### Given request
The required output is the exact run of lines from the line containing "Generate a component" to the line containing "40, interval: 5", inclusive, and nothing besides.

### Input material
— start —

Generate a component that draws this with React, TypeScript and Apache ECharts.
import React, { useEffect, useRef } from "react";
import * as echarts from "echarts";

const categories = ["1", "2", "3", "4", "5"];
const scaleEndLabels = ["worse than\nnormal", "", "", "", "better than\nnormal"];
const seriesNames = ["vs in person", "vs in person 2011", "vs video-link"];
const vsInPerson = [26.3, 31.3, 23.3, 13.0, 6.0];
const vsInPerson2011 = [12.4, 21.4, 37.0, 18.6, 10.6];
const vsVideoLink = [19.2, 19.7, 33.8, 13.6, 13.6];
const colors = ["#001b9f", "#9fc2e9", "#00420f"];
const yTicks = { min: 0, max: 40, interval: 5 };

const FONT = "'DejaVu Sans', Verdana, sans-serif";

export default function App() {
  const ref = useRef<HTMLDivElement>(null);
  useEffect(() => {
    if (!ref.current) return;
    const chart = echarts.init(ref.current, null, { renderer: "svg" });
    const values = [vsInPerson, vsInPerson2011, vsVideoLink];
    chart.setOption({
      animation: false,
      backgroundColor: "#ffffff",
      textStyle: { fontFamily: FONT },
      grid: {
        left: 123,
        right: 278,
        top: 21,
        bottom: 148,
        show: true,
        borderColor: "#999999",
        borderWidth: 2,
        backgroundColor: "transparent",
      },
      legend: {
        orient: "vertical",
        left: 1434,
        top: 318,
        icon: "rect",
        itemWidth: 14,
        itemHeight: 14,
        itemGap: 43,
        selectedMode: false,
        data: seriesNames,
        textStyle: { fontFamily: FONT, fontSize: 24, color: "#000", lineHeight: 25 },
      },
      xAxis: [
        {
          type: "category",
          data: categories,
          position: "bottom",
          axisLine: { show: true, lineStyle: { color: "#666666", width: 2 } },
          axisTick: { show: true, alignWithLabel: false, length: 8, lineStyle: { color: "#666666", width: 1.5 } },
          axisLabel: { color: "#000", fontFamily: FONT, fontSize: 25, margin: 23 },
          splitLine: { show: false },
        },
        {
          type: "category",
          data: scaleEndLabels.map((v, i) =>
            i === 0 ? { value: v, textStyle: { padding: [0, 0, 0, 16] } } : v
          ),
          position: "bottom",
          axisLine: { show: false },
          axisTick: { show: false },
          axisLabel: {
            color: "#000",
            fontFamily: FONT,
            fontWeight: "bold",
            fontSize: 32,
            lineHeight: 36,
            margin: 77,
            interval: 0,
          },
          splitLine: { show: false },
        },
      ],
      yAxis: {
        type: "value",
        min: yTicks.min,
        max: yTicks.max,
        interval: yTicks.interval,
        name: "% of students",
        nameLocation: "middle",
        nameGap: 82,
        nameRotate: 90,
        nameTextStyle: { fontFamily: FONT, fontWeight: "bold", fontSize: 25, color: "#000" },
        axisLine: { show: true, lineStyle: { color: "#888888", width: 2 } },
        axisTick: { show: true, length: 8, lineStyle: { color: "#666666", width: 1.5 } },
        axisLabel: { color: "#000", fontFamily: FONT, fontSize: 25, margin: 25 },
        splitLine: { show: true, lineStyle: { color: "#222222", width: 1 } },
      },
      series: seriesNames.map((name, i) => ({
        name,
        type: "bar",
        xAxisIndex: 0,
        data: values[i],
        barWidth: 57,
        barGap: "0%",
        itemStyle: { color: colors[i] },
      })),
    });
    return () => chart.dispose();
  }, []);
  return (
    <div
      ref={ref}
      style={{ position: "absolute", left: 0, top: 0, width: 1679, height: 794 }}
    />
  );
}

— end —
— start —

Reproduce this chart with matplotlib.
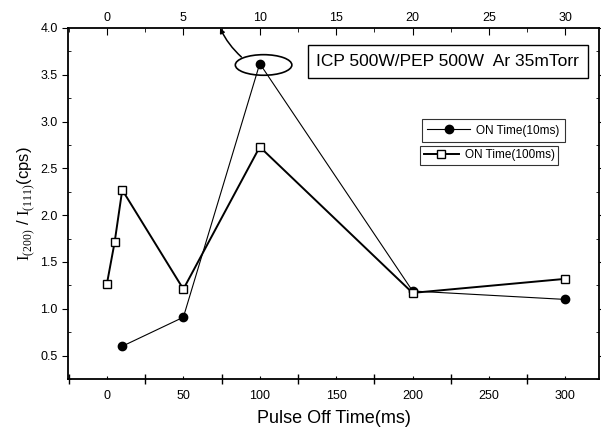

— end —
— start —

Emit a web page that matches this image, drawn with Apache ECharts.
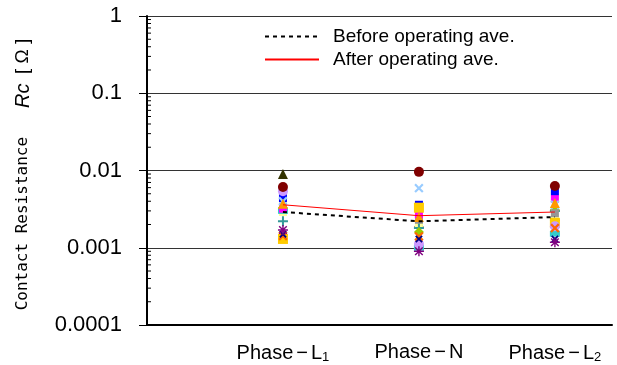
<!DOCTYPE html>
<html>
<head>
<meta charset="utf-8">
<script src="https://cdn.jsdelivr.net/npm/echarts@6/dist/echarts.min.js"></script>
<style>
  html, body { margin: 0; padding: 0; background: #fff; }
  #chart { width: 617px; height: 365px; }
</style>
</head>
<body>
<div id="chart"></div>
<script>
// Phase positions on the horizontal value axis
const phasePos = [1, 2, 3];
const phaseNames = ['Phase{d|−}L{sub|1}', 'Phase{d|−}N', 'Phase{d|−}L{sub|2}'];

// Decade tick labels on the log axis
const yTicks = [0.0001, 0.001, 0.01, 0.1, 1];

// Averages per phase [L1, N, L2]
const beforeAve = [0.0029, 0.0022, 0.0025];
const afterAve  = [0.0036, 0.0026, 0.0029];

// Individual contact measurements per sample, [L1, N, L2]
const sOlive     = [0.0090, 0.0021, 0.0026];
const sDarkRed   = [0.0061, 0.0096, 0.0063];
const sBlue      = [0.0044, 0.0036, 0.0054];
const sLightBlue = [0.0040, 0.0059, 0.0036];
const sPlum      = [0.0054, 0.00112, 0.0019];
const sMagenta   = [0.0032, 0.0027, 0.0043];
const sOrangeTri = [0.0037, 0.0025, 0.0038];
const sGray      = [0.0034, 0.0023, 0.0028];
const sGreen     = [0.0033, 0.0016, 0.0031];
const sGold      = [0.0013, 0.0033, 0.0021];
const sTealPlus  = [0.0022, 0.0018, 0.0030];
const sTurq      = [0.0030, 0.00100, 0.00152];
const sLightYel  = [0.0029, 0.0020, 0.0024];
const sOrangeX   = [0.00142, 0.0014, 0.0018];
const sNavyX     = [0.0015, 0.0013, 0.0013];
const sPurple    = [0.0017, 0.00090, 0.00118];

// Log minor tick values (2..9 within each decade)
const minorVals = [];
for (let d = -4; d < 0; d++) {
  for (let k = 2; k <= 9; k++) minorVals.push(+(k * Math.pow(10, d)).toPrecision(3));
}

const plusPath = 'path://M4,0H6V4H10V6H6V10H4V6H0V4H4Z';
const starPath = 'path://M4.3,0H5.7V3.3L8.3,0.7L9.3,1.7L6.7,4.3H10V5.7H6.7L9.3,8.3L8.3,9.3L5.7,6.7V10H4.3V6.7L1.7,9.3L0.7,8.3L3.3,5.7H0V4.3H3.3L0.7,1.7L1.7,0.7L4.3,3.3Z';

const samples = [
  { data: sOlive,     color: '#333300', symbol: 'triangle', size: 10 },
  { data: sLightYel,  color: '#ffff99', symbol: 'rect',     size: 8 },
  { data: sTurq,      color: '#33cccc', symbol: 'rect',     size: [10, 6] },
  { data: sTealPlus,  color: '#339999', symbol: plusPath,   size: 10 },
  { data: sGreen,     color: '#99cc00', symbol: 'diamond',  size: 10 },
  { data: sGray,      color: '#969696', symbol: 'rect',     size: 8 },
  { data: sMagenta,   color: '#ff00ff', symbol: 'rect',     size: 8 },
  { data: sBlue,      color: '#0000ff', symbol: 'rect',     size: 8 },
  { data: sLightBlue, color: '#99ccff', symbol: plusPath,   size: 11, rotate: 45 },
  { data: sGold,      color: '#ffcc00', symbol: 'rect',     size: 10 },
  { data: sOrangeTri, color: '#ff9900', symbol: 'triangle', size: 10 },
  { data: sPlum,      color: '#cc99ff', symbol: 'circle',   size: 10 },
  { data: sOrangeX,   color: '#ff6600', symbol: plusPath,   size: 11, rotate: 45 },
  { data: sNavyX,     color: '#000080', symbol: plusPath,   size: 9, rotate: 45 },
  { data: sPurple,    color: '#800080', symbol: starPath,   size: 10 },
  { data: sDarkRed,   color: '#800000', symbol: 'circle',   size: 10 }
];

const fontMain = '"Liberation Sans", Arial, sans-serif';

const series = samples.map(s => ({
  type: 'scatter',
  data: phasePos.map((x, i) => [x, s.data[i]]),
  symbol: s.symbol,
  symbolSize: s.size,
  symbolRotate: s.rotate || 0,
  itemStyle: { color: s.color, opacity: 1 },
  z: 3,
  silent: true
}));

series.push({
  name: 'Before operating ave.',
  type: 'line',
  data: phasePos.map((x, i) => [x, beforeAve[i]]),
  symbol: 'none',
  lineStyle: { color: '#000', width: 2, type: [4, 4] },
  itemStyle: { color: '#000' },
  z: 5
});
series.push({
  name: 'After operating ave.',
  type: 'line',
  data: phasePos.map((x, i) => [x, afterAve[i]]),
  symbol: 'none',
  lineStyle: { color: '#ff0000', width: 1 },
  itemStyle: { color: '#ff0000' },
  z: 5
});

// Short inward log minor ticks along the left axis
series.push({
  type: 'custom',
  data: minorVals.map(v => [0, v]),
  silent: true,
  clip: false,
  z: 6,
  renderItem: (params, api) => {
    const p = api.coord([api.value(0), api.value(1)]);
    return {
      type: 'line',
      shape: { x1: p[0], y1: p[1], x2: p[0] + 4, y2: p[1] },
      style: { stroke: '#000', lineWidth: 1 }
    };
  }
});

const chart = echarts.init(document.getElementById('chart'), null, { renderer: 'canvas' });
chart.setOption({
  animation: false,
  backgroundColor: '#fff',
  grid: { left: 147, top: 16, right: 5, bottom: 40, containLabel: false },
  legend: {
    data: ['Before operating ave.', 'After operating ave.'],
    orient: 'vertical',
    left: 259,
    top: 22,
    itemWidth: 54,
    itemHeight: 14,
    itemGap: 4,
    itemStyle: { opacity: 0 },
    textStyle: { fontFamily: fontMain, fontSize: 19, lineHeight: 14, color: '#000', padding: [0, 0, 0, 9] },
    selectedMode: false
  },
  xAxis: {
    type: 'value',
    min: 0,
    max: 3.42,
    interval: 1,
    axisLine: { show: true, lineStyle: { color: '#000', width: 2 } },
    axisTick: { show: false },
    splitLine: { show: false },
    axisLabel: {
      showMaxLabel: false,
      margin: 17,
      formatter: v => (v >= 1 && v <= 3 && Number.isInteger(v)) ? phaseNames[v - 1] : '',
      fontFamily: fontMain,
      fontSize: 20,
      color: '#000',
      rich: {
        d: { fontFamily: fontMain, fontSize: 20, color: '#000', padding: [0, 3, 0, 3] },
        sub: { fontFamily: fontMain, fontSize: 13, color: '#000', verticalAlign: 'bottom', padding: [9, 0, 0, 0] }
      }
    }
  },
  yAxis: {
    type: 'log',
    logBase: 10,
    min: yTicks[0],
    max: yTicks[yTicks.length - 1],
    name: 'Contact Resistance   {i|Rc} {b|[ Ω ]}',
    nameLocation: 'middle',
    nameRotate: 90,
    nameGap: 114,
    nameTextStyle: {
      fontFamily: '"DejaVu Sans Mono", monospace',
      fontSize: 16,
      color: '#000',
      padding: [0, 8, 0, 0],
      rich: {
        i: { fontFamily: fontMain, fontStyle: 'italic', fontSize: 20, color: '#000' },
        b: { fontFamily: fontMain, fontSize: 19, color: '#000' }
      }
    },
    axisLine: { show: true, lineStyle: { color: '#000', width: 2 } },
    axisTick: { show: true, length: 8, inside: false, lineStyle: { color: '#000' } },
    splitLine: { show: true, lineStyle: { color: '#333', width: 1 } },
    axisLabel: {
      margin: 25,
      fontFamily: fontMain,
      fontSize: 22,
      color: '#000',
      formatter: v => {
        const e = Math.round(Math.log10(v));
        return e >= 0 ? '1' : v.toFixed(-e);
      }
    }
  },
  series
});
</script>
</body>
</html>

— end —

### Exercise output
Generate a component that draws this with React, TypeScript and Apache ECharts.
import React, { useEffect, useRef } from "react";
import * as echarts from "echarts";

const categories = ["1", "2", "3", "4", "5"];
const scaleEndLabels = ["worse than\nnormal", "", "", "", "better than\nnormal"];
const seriesNames = ["vs in person", "vs in person 2011", "vs video-link"];
const vsInPerson = [26.3, 31.3, 23.3, 13.0, 6.0];
const vsInPerson2011 = [12.4, 21.4, 37.0, 18.6, 10.6];
const vsVideoLink = [19.2, 19.7, 33.8, 13.6, 13.6];
const colors = ["#001b9f", "#9fc2e9", "#00420f"];
const yTicks = { min: 0, max: 40, interval: 5 };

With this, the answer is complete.